■ **Written exercise**: Will you output the lines between the ones holding "Generate a Python" and "yticks = [0, 1000, 2000, 3000, 4000, 5000, 6000, 7000]", inclusive, exactly as they stand, and only those lines, with the pictures left out?

++++

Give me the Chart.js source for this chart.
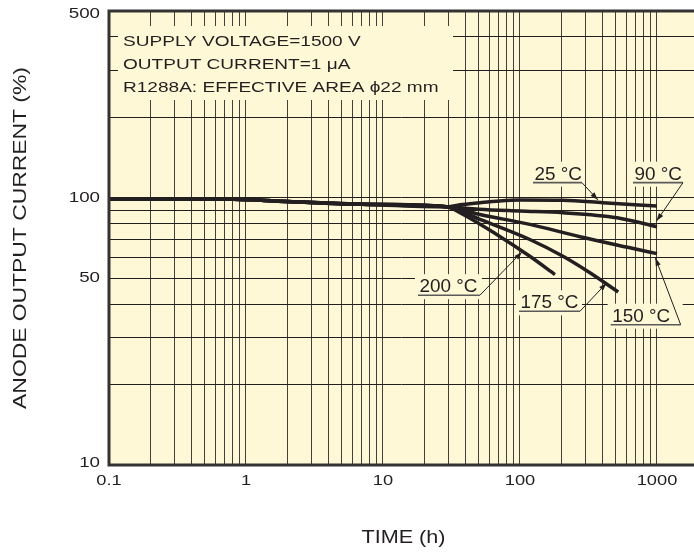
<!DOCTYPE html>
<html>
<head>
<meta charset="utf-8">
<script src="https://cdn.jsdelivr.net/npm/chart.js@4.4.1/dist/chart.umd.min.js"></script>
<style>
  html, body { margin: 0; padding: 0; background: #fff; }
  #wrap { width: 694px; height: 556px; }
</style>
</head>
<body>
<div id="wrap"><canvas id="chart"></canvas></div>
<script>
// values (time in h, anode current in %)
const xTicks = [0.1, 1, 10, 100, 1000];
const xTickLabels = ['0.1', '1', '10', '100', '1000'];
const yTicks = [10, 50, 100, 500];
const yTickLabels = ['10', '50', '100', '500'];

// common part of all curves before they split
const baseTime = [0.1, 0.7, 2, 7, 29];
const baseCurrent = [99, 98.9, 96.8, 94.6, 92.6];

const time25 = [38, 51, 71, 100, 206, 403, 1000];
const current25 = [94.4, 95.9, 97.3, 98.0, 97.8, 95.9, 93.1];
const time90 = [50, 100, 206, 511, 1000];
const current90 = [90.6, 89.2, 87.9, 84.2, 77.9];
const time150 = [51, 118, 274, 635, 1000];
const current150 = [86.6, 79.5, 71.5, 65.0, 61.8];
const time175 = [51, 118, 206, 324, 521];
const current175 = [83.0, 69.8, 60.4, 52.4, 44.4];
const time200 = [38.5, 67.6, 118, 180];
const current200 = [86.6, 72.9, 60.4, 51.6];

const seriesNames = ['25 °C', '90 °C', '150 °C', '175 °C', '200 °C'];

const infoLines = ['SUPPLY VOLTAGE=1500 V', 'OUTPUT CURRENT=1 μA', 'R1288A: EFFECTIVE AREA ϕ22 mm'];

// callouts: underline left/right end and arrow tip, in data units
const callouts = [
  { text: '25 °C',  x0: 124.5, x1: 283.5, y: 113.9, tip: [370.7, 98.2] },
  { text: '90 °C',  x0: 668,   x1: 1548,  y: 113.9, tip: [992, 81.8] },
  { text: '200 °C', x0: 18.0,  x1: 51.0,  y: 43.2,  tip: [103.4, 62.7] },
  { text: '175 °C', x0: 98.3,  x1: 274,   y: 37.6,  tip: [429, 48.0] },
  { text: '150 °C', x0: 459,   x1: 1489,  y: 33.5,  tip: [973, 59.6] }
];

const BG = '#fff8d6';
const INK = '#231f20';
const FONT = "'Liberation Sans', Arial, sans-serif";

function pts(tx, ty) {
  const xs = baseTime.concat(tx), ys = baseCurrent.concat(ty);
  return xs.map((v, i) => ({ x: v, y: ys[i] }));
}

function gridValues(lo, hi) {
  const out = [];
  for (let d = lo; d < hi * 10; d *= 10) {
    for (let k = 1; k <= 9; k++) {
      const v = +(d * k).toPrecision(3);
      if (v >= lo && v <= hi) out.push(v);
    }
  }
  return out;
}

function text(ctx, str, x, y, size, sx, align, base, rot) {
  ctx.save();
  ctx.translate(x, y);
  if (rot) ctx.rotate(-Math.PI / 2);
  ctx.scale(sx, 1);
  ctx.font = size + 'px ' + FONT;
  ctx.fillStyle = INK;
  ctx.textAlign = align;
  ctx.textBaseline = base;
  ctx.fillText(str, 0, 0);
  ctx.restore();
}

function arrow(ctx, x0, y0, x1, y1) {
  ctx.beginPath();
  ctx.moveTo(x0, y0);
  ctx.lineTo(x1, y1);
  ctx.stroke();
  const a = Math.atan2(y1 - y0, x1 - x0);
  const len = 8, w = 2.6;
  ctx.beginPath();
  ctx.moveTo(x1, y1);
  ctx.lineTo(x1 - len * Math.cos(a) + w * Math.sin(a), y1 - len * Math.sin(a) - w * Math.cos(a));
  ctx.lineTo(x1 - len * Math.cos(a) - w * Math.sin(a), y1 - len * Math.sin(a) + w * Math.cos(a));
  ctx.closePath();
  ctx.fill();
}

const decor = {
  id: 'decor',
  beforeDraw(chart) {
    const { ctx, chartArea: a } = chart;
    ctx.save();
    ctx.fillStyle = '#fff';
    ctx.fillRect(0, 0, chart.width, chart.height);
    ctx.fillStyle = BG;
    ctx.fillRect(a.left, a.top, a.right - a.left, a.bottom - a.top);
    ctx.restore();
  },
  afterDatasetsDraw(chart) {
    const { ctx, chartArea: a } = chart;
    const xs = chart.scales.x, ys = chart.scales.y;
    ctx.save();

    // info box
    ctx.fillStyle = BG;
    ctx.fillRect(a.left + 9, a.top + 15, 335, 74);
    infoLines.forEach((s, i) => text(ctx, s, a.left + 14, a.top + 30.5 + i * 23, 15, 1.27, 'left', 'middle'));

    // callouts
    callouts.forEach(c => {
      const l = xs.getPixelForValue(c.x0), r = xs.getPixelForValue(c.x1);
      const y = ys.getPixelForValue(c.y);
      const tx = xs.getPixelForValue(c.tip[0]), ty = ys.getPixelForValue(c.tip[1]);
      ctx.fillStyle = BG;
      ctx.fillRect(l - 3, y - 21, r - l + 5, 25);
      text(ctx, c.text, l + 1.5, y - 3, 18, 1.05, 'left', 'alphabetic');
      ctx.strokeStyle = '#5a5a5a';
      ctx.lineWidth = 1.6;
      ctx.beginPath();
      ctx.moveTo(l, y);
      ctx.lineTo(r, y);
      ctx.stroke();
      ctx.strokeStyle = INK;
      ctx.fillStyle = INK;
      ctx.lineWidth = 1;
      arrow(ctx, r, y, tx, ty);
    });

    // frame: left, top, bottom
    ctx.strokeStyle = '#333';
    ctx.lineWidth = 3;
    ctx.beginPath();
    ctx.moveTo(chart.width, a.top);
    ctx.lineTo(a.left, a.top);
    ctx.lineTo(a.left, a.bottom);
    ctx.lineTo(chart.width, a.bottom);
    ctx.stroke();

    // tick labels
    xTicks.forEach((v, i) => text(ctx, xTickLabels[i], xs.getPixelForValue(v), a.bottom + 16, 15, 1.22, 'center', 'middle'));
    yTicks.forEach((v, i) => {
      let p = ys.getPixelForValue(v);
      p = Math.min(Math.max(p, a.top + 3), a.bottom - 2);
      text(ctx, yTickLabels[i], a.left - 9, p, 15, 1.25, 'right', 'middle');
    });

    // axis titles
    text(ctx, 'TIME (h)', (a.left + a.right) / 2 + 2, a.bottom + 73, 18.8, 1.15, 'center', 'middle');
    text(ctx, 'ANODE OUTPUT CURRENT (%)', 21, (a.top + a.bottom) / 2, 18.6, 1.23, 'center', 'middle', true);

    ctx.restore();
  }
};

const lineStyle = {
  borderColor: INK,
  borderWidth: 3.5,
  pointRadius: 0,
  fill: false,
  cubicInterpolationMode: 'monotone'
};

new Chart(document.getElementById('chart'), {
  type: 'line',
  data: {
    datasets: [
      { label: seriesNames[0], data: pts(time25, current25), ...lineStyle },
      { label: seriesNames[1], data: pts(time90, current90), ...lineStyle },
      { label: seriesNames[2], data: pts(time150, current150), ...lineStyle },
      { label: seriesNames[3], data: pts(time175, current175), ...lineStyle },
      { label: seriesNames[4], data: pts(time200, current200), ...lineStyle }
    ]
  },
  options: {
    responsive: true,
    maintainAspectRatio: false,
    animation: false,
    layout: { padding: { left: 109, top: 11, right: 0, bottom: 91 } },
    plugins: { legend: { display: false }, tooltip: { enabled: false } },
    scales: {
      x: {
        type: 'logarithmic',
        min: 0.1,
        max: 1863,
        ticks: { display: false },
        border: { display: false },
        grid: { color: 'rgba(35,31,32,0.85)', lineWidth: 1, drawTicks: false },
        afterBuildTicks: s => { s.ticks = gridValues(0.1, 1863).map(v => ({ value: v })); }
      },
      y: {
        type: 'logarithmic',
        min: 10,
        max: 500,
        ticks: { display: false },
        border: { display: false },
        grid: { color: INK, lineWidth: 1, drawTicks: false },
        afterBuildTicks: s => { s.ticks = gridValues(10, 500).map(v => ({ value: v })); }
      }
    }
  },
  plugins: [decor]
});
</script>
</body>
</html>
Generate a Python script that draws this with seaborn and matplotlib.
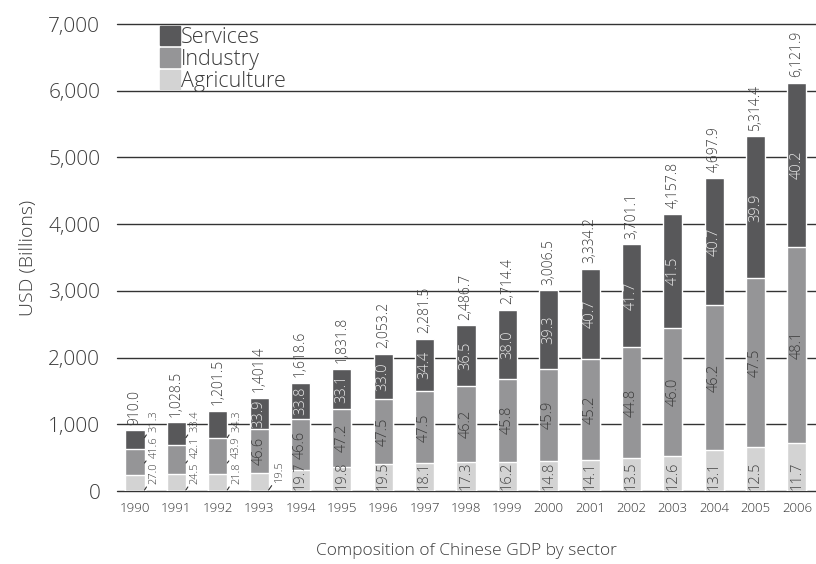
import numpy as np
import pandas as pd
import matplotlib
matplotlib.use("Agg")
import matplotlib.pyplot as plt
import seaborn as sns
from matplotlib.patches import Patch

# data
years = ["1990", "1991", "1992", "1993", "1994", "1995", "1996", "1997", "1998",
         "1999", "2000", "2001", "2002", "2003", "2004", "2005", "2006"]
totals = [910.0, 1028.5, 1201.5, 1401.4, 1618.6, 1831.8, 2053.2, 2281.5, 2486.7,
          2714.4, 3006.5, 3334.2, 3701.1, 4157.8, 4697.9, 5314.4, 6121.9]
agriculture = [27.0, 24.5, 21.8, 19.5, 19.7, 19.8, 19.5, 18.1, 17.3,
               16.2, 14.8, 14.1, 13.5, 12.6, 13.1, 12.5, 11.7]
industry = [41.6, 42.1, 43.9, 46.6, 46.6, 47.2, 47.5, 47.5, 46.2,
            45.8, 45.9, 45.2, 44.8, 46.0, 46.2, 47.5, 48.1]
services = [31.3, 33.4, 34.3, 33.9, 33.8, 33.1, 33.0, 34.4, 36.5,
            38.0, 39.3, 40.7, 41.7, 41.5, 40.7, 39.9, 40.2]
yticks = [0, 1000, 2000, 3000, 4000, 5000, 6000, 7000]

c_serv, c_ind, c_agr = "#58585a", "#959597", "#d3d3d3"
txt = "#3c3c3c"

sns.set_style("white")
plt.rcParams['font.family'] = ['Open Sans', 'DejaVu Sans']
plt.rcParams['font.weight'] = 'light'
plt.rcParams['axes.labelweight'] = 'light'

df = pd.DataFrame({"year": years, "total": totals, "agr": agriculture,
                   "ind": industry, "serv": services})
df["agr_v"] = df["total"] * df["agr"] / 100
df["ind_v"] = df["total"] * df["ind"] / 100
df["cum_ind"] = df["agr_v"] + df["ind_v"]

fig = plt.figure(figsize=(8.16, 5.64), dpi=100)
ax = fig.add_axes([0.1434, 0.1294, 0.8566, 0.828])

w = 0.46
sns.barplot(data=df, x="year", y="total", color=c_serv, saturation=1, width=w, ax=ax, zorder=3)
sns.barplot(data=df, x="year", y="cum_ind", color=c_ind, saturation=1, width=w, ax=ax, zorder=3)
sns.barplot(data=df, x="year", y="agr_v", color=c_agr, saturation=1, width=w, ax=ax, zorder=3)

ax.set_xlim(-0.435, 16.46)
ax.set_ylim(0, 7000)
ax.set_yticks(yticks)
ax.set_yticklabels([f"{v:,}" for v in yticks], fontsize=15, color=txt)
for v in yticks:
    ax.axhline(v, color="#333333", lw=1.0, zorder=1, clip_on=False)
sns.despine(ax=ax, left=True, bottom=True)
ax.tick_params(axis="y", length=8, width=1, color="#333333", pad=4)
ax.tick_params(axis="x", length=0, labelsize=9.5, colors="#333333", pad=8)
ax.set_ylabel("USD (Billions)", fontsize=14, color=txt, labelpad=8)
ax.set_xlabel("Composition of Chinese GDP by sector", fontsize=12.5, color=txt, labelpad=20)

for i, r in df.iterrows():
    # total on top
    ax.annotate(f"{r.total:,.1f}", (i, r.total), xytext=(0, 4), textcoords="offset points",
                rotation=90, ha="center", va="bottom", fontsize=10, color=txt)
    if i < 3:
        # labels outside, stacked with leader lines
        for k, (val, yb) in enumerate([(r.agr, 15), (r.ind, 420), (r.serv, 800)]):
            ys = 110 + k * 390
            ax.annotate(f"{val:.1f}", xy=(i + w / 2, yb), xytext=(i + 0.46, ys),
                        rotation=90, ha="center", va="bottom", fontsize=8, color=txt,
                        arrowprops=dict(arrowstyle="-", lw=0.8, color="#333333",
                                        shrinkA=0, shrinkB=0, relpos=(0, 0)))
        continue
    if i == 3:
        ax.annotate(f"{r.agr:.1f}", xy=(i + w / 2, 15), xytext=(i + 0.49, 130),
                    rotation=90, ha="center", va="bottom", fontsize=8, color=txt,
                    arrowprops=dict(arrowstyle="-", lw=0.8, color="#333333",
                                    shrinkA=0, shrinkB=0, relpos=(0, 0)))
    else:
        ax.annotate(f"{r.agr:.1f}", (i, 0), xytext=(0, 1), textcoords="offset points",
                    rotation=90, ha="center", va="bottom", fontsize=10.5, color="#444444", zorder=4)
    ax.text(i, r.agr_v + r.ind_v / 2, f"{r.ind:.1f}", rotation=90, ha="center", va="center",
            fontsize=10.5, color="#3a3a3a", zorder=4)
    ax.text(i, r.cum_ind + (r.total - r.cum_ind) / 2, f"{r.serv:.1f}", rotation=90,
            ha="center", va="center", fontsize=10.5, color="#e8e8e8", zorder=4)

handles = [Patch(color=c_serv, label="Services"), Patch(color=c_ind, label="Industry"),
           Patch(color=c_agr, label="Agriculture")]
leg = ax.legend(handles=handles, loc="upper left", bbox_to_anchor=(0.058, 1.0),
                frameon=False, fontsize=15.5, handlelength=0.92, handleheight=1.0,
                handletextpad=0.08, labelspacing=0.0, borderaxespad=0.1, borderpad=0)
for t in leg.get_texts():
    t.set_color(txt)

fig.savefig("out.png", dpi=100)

++++

■ **Written answer**:
Generate a Python script that draws this with seaborn and matplotlib.
import numpy as np
import pandas as pd
import matplotlib
matplotlib.use("Agg")
import matplotlib.pyplot as plt
import seaborn as sns
from matplotlib.patches import Patch

# data
years = ["1990", "1991", "1992", "1993", "1994", "1995", "1996", "1997", "1998",
         "1999", "2000", "2001", "2002", "2003", "2004", "2005", "2006"]
totals = [910.0, 1028.5, 1201.5, 1401.4, 1618.6, 1831.8, 2053.2, 2281.5, 2486.7,
          2714.4, 3006.5, 3334.2, 3701.1, 4157.8, 4697.9, 5314.4, 6121.9]
agriculture = [27.0, 24.5, 21.8, 19.5, 19.7, 19.8, 19.5, 18.1, 17.3,
               16.2, 14.8, 14.1, 13.5, 12.6, 13.1, 12.5, 11.7]
industry = [41.6, 42.1, 43.9, 46.6, 46.6, 47.2, 47.5, 47.5, 46.2,
            45.8, 45.9, 45.2, 44.8, 46.0, 46.2, 47.5, 48.1]
services = [31.3, 33.4, 34.3, 33.9, 33.8, 33.1, 33.0, 34.4, 36.5,
            38.0, 39.3, 40.7, 41.7, 41.5, 40.7, 39.9, 40.2]
yticks = [0, 1000, 2000, 3000, 4000, 5000, 6000, 7000]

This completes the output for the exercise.